The State Bureau of Investigation announced Tuesday that it has turned over the case file detailing its investigation into Meadows’ North Carolina voter registration and listed residence to Attorney General Josh Stein’s office. Prosecutors with the attorney general’s office will determine whether criminal charges are appropriate, the bureau said in a statement.
Meadows, a former Republican North Carolina congressman, was removed from the state’s voter rolls in April after Stein’s office asked the bureau to examine his voter registration records. He had listed a mobile home Scaly Mountain, North Carolina, that he never owned as his physical address weeks before casting an absentee by-mail ballot in the state for the 2020 presidential election. Trump won the Southern swing state that year by just over 1 percentage point.
A representative for Meadows did not immediately respond to a request for comment.
Public records indicate Meadows registered to vote in Alexandria, Virginia, in 2021, a year after he registered in North Carolina and just weeks before Virginia’s pivotal gubernatorial election in which Gov. Glenn Youngkin became the first Republican to win statewide office in a dozen years.

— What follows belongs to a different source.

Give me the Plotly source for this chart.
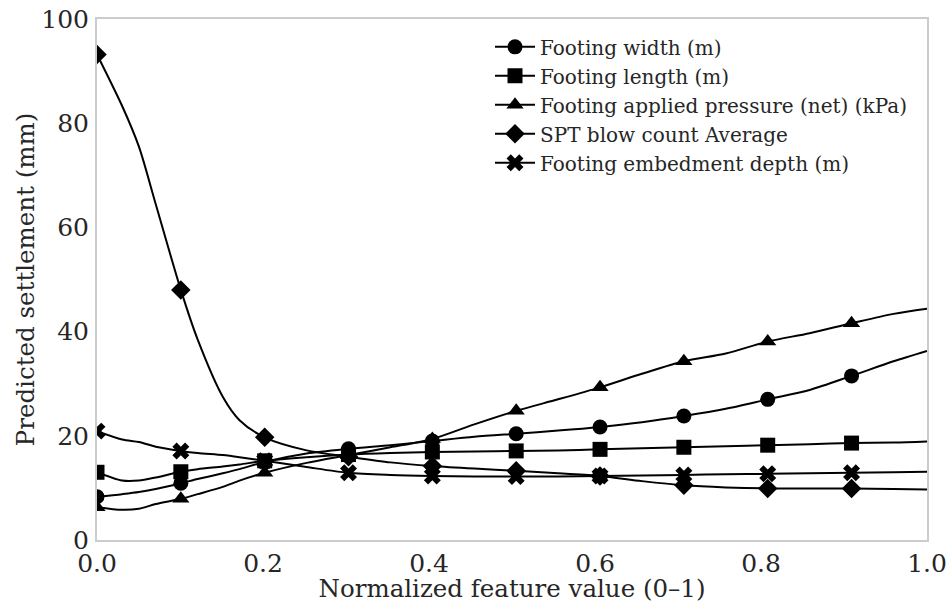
import plotly.graph_objects as go

# sample indices on a 100-point grid (x = i/99); markers every 10th point
sample_idx = [0, 3, 5, 7, 10, 12, 15, 17, 20, 25, 30, 35, 40, 45, 50, 55,
              60, 65, 70, 75, 80, 85, 90, 95, 99]
x_vals = [i / 99 for i in sample_idx]

footing_width = [8.3, 8.8, 9.2, 9.8, 10.9, 11.7, 12.8, 13.6, 15.0, 16.6, 17.5, 18.2,
                 19.0, 19.8, 20.4, 21.0, 21.7, 22.6, 23.8, 25.2, 27.0, 28.8, 31.5, 34.3, 36.3]
footing_length = [13.0, 11.4, 11.4, 12.0, 13.1, 13.6, 14.1, 14.5, 15.2, 15.9, 16.4, 16.7,
                  16.9, 17.0, 17.1, 17.2, 17.4, 17.6, 17.8, 18.0, 18.2, 18.4, 18.6, 18.7, 18.9]
applied_pressure = [6.3, 5.8, 6.0, 6.9, 7.9, 8.8, 10.2, 11.4, 12.9, 14.8, 16.3, 17.8,
                    19.4, 22.2, 24.8, 27.0, 29.3, 31.9, 34.3, 35.8, 38.1, 39.7, 41.6, 43.4, 44.4]
spt_blow_count = [93.2, 83.3, 75.5, 64.5, 48.0, 38.5, 27.5, 23.0, 19.7, 17.2, 16.0, 14.9,
                  14.2, 13.7, 13.3, 12.8, 12.3, 11.3, 10.5, 10.1, 9.9, 9.9, 9.9, 9.8, 9.7]
embedment_depth = [20.9, 19.3, 18.8, 17.9, 17.1, 16.7, 16.3, 15.9, 15.2, 14.0, 12.9, 12.5,
                   12.3, 12.2, 12.2, 12.2, 12.3, 12.4, 12.5, 12.6, 12.7, 12.8, 12.9, 13.0, 13.1]

series_names = ["Footing width (m)", "Footing length (m)",
                "Footing applied pressure (net) (kPa)", "SPT blow count Average",
                "Footing embedment depth (m)"]
series_values = [footing_width, footing_length, applied_pressure, spt_blow_count, embedment_depth]
symbols = ["circle", "square", "triangle-up", "diamond", "x"]

TEXT = "#262626"
FONT = "DejaVu Serif"

marker_colors = ["black" if i % 10 == 0 and i < 99 else "rgba(0,0,0,0)" for i in sample_idx]

fig = go.Figure()
for k, (name, vals) in enumerate(zip(series_names, series_values)):
    fig.add_trace(go.Scatter(
        x=x_vals, y=vals, name=name, mode="lines+markers",
        legendgroup=f"g{k}",
        line=dict(color="black", width=2, shape="spline", smoothing=0.8),
        marker=dict(symbol=symbols[k], size=15, color=marker_colors,
                    line=dict(width=0)),
    ))

fig.update_layout(
    width=946, height=603,
    margin=dict(l=97, r=19, t=19, b=63),
    paper_bgcolor="white", plot_bgcolor="white",
    font=dict(family=FONT, color=TEXT, size=25),
    showlegend=True,
    legend=dict(x=0.4735, y=0.984, xanchor="left", yanchor="top",
                font=dict(size=20, color=TEXT, family=FONT),
                bgcolor="rgba(255,255,255,0)", borderwidth=0,
                tracegroupgap=0, itemwidth=40),
    xaxis=dict(range=[0, 1], tickvals=[0, 0.2, 0.4, 0.6, 0.8, 1.0], tickformat=".1f",
               showgrid=False, zeroline=False, showline=True, linecolor="#cccccc",
               linewidth=2, mirror=True, ticks="", automargin=False,
               ticklabeloverflow="allow",
               title=dict(text="Normalized feature value (0–1)", font=dict(size=24.5)),
               tickfont=dict(size=25)),
    yaxis=dict(range=[0, 100], tickvals=[0, 20, 40, 60, 80, 100],
               showgrid=False, zeroline=False, showline=True, linecolor="#cccccc",
               linewidth=2, mirror=True, ticks="", automargin="left",
               ticklabelstandoff=1, ticklabeloverflow="allow",
               title=dict(text="Predicted settlement (mm)", font=dict(size=24.5),
                          standoff=0),
               tickfont=dict(size=25)),
)

fig.write_html("out.html", config={"displayModeBar": False},
               post_script="document.body.style.margin='0';")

An outspoken proponent of Trump’s baseless claims that the 2020 presidential election was stolen from him, Meadows also registered to vote in South Carolina in March 2022 after he and his wife purchased a $1.6 million home on Lake Keowee, according to records for the address listed on their South Carolina voter registration forms.
The Trump ally began arousing public suspicion of widespread voter fraud leading up to the 2020 general election as the polls showed Trump trailing President Joe Biden. He repeated those unfounded claims throughout the election cycle and in the aftermath of the race as Trump insisted the election was rife with fraud.
Election officials from both parties, as well as judges and Trump’s own attorney general, concluded there was no evidence of widespread voter fraud in the 2020 election, noting only a few isolated incidents of intentional or unintentional voting violations common in every election.
Stein’s office, which received the final case file from state investigators in November, declined to comment on its progress.